Kưt, l’âme chantée des Êdê

(VOVWORLD) - Parmi les chants populaires du peuple Êdê, le Kưt occupe une place à part. Porté par des métaphores rimées, ce chant intime est un des moyens d’expression préférés des Êdê. Dans les villages de la province de Dak Lak, les mélodies du Kưt continuent d’envoûter les visiteurs de tous horizons.

Kưt, l’âme chantée des Êdê - ảnh 1Un artiste Êdê interprète un chant folklorique dans un site touristique de Dak Lak. Photo:  H'Zawut/VOV

Le Kưt est avant tout un chant de confidence, un chant du cœur. Contrairement à l’Eirei, vif et festif, ou aux récits épiques qui exigent un cadre solennel, du temps et des artistes chevronnés, le Kưt se distingue par son caractère spontané et sa proximité avec la vie quotidienne. Chacun peut s’essayer à ce «chant narratif», une manière de dire ses états d’âme, sans rythme imposé, portée uniquement par une ligne mélodique spontanée.

Lors des funérailles, le Kưt devient une confidence murmurée à l’âme du défunt. Lors des jours de fête, il se fait conversation chantée, invitation à l’unité des villages, encouragement au travail, message adressé aux générations futures, ou encore déclaration d’amour.
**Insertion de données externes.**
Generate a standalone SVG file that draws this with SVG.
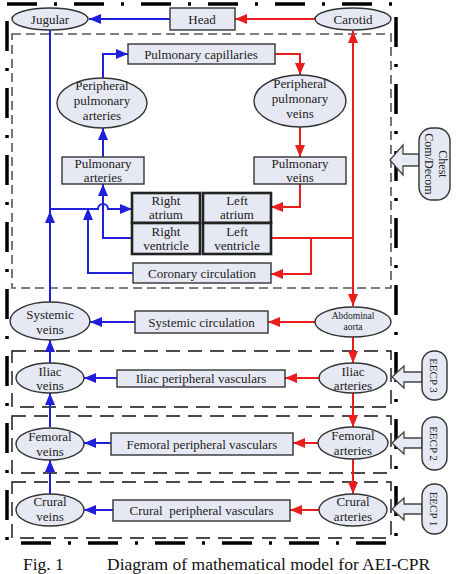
<svg xmlns="http://www.w3.org/2000/svg" width="462" height="574" viewBox="0 0 462 574">
<style>
text{font-family:"Liberation Serif","Times New Roman",serif;font-size:13px;fill:#222;text-anchor:middle}
.n{fill:#e6e9f4;stroke:#333;stroke-width:1.4}
.h{fill:#e6e9f4;stroke:#222;stroke-width:2.6}
.b{fill:none;stroke:#2020dc;stroke-width:2}
.r{fill:none;stroke:#ea1c1c;stroke-width:2}
.bb{marker-end:url(#ab)}
.rr{marker-end:url(#ar)}
.sec{fill:none;stroke:#111;stroke-width:1.4;stroke-dasharray:14 8}
.ch{fill:none;stroke:#555;stroke-width:1.6;stroke-dasharray:9 5}
.out{fill:none;stroke:#000;stroke-width:3.5;stroke-dasharray:30 17 3 17}
.ha{fill:#e8ebf3;stroke:#444;stroke-width:1.3}
</style>
<defs>
<marker id="ab" markerUnits="userSpaceOnUse" markerWidth="12" markerHeight="10" refX="12" refY="5" orient="auto"><path d="M0,0 L12,5 L0,10 z" fill="#2020dc"/></marker>
<marker id="ar" markerUnits="userSpaceOnUse" markerWidth="12" markerHeight="10" refX="12" refY="5" orient="auto"><path d="M0,0 L12,5 L0,10 z" fill="#ea1c1c"/></marker>
</defs>

<g id="borders">
<rect class="out" x="7" y="4" width="389" height="539"/>
<rect class="ch" x="12" y="34" width="379" height="254"/>
<rect class="sec" x="12" y="351" width="379" height="56"/>
<rect class="sec" x="12" y="416" width="379" height="57"/>
<rect class="sec" x="12" y="482" width="379" height="56"/>
</g>

<g id="connectors">
<path class="b bb" d="M170,19 L89,19"/>
<path class="r rr" d="M315,19 L235,19"/>
<path class="b bb" d="M103,78 L103,54 L128,54"/>
<path class="r rr" d="M275,54 L300,54 L300,75"/>
<path class="b bb" d="M103,157 L103,128"/>
<path class="r rr" d="M300,127 L300,157"/>
<path class="r rr" d="M300,184 L300,207 L271,207"/>
<path class="b" d="M50,30 L50,303"/>
<path class="b bb" d="M50,223 L50,211"/>
<path class="b bb" d="M50,209 L98,209 A5,5 0 0 1 108,209 L132,209"/>
<path class="b bb" d="M133,273 L88,273 L88,208"/>
<path class="b bb" d="M132,238 L103,238 L103,184"/>
<path class="r rr" d="M353,200 L353,31"/>
<path class="r rr" d="M353,200 L353,306"/>
<path class="r" d="M271,238 L353,238"/>
<path class="r rr" d="M311,238 L311,274 L271,274"/>
<path class="r rr" d="M315,322 L268,322"/>
<path class="b bb" d="M135,322 L90,322"/>
<path class="r rr" d="M320,378 L285,378"/>
<path class="b bb" d="M117,378 L84,378"/>
<path class="r rr" d="M318,443 L293,443"/>
<path class="b bb" d="M111,443 L84,443"/>
<path class="r rr" d="M319,510 L290,510"/>
<path class="b bb" d="M113,510 L84,510"/>
<path class="b bb" d="M50,363 L50,340"/>
<path class="b bb" d="M50,427 L50,393"/>
<path class="b bb" d="M50,494 L50,460"/>
<path class="r rr" d="M353,337 L353,363"/>
<path class="r rr" d="M353,393 L353,427"/>
<path class="r rr" d="M353,459 L353,494"/>
</g>

<g id="jugular"><ellipse class="n" cx="50" cy="19" rx="38" ry="11"/><text x="50" y="23.5">Jugular</text></g>
<g id="head"><rect class="n" x="170" y="8" width="65" height="22"/><text x="202" y="23.5">Head</text></g>
<g id="carotid"><ellipse class="n" cx="353" cy="19" rx="38" ry="11"/><text x="353" y="23.5">Carotid</text></g>

<g id="pulm-cap"><rect class="n" x="128" y="44" width="147" height="20"/><text x="201" y="58.5">Pulmonary capillaries</text></g>
<g id="ppa"><ellipse class="n" cx="102" cy="103" rx="45" ry="25"/><text x="102" y="90">Peripheral</text><text x="102" y="105">pulmonary</text><text x="102" y="120">arteries</text></g>
<g id="ppv"><ellipse class="n" cx="300" cy="101" rx="46" ry="26"/><text x="300" y="88">Peripheral</text><text x="300" y="103">pulmonary</text><text x="300" y="118">veins</text></g>
<g id="pulm-art"><rect class="n" x="62" y="157" width="82" height="27"/><text x="103" y="167.5">Pulmonary</text><text x="103" y="181.5">arteries</text></g>
<g id="pulm-vein"><rect class="n" x="254" y="157" width="92" height="27"/><text x="300" y="167.5">Pulmonary</text><text x="300" y="181.5">veins</text></g>

<g id="right-atrium"><rect class="h" x="132" y="193" width="68" height="30"/><text x="166" y="204.5">Right</text><text x="166" y="218.5">atrium</text></g>
<g id="right-ventricle"><rect class="h" x="132" y="223" width="68" height="31"/><text x="166" y="235.5">Right</text><text x="166" y="249.5">ventricle</text></g>
<g id="left-atrium"><rect class="h" x="203" y="193" width="68" height="30"/><text x="237" y="204.5">Left</text><text x="237" y="218.5">atrium</text></g>
<g id="left-ventricle"><rect class="h" x="203" y="223" width="68" height="31"/><text x="237" y="235.5">Left</text><text x="237" y="249.5">ventricle</text></g>
<g id="coronary"><rect class="n" x="133" y="263" width="138" height="20"/><text x="202" y="277.5">Coronary circulation</text></g>

<g id="systemic-veins"><ellipse class="n" cx="50" cy="321" rx="40" ry="19"/><text x="50" y="318.5">Systemic</text><text x="50" y="333.5">veins</text></g>
<g id="systemic-circ"><rect class="n" x="135" y="311" width="133" height="22"/><text x="201.5" y="326.5">Systemic circulation</text></g>
<g id="abdominal"><ellipse class="n" cx="353" cy="322" rx="38" ry="15"/><text x="353" y="319" style="font-size:9.5px">Abdominal</text><text x="353" y="330" style="font-size:9.5px">aorta</text></g>

<g id="iliac-veins"><ellipse class="n" cx="50" cy="378" rx="34" ry="15"/><text x="50" y="375.5">Iliac</text><text x="50" y="390">veins</text></g>
<g id="iliac-pv"><rect class="n" x="117" y="370" width="168" height="17"/><text x="201" y="383">Iliac peripheral vasculars</text></g>
<g id="iliac-arteries"><ellipse class="n" cx="353" cy="378" rx="34" ry="15"/><text x="353" y="375.5">Iliac</text><text x="353" y="390">arteries</text></g>

<g id="femoral-veins"><ellipse class="n" cx="50" cy="444" rx="34" ry="16"/><text x="50" y="441">Femoral</text><text x="50" y="456">veins</text></g>
<g id="femoral-pv"><rect class="n" x="111" y="433" width="182" height="22"/><text x="202" y="448.5">Femoral peripheral vasculars</text></g>
<g id="femoral-arteries"><ellipse class="n" cx="353" cy="443" rx="35" ry="16"/><text x="353" y="440">Femoral</text><text x="353" y="455">arteries</text></g>

<g id="crural-veins"><ellipse class="n" cx="50" cy="510" rx="34" ry="16"/><text x="50" y="506">Crural</text><text x="50" y="521">veins</text></g>
<g id="crural-pv"><rect class="n" x="113" y="500" width="177" height="21"/><text x="201.5" y="514.5" xml:space="preserve">Crural  peripheral vasculars</text></g>
<g id="crural-arteries"><ellipse class="n" cx="353" cy="510" rx="34" ry="16"/><text x="353" y="506">Crural</text><text x="353" y="521">arteries</text></g>

<g id="chest">
<polygon class="ha" points="390,160 403,145 403,154 419,154 419,166 403,166 403,175"/>
<rect class="n" x="419" y="128" width="31" height="72" rx="13"/>
<text transform="translate(438.5,164) rotate(90)" style="font-size:12px">Chest</text>
<text transform="translate(425,164) rotate(90)" style="font-size:12px">Com/Decom</text>
</g>
<g id="eecp3">
<polygon class="ha" points="392,377 404,366 404,372 422,372 422,382 404,382 404,388"/>
<rect class="n" x="422" y="351" width="25" height="49" rx="12"/>
<text transform="translate(430,375.5) rotate(90)" style="font-size:11px">EECP 3</text>
</g>
<g id="eecp2">
<polygon class="ha" points="392,443 404,432 404,438 422,438 422,448 404,448 404,454"/>
<rect class="n" x="422" y="417" width="25" height="53" rx="12"/>
<text transform="translate(430,443.5) rotate(90)" style="font-size:11px">EECP 2</text>
</g>
<g id="eecp1">
<polygon class="ha" points="392,509 404,498 404,504 422,504 422,514 404,514 404,520"/>
<rect class="n" x="422" y="484" width="25" height="50" rx="12"/>
<text transform="translate(430,509) rotate(90)" style="font-size:11px">EECP 1</text>
</g>

<g id="caption">
<text x="23" y="570" style="font-size:17.5px;text-anchor:start;fill:#111">Fig. 1</text>
<text x="107" y="570" style="font-size:17.5px;text-anchor:start;fill:#111">Diagram of mathematical model for AEI-CPR</text>
</g>
</svg>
Le Kưt est souvent accompagné du đinh buôt, aussi appelé đing kliă ou buôt čhôč, dont le son vient souligner la voix du chanteur, et qui est parfois joué par ce dernier entre deux couplets. Les paroles, toujours rimées, recèlent une profusion d’images symboliques inspirées de la nature. Il existe toutefois une différence entre le Kưt strictement narratif et le Kưt ordinaire tel qu’il se pratique dans la vie quotidienne, comme nous l’explique Y-Dhin Niê, un gardien des traditions de la commune d’Ea Tul.

«Le Kưt ordinaire est une improvisation née des circonstances, nourrie d’images tirées des phénomènes naturels, des arbres, des fleurs… Le chant narratif, lui, suit un fil fixe, on ne peut pas assembler des vers n’importe comment», nous dit-il.

Kưt, l’âme chantée des Êdê - ảnh 2Une séance d’activités culturelles à Buôn Ma Thuôt, dans la province de Dak Lak. Photo: H'Zawut/VOV

Dans la commune de Cu M’Gar,  Y-Ƀhi Ayun dit compter sur les anciens qui préservent l’authenticité et l’âme profonde de ce chant.

«Autrefois, nos ancêtres chantaient le Kưt pendant les fêtes. Aujourd’hui, il reste peu de personnes capables de le chanter correctement. J’aimerais que de grands chanteurs l’enregistrent et transmettent leur savoir aux jeunes générations», partage-t-il.

La province de Dak Lak compte actuellement plus de 300 artistes encore détenteurs des paroles rimées et des chants traditionnels. Ces dernières années, les services locaux de la culture ont multiplié les efforts de transmission dans les écoles et au sein des villages. Un travail de longue haleine, qui exige constance et persévérance.

Selon Linh Nga Niê Kdam, chercheuse en folklore des Hauts Plateaux du Centre, les conditions d’expression du chant traditionnel se réduisent aujourd’hui, et les maîtres susceptibles de transmettre se font rares.

 «Autrefois, on apprenait naturellement en écoutant chanter le Kưt et l’Eirei lors des rencontres. Personne n’enseignait directement. Ceux qui avaient le don le recevaient du ciel. Aujourd’hui, ces espaces ont disparu, et les jeunes ont beaucoup de mal à s’approprier ces chants. C’est pourquoi j’ai proposé d’introduire des chants Êdê dans les programmes scolaires du primaire pour en assurer la transmission», explique-t-elle.

Véritable nourriture spirituelle du peuple Êdê, le chant Kưt demeure un fil invisible reliant les générations. Aujourd’hui, avec le soutien des autorités et l’essor du tourisme communautaire, les villages s’emploient à faire renaître cette tradition afin de préserver l’âme de leur peuple et de la transmettre intacte aux générations futures.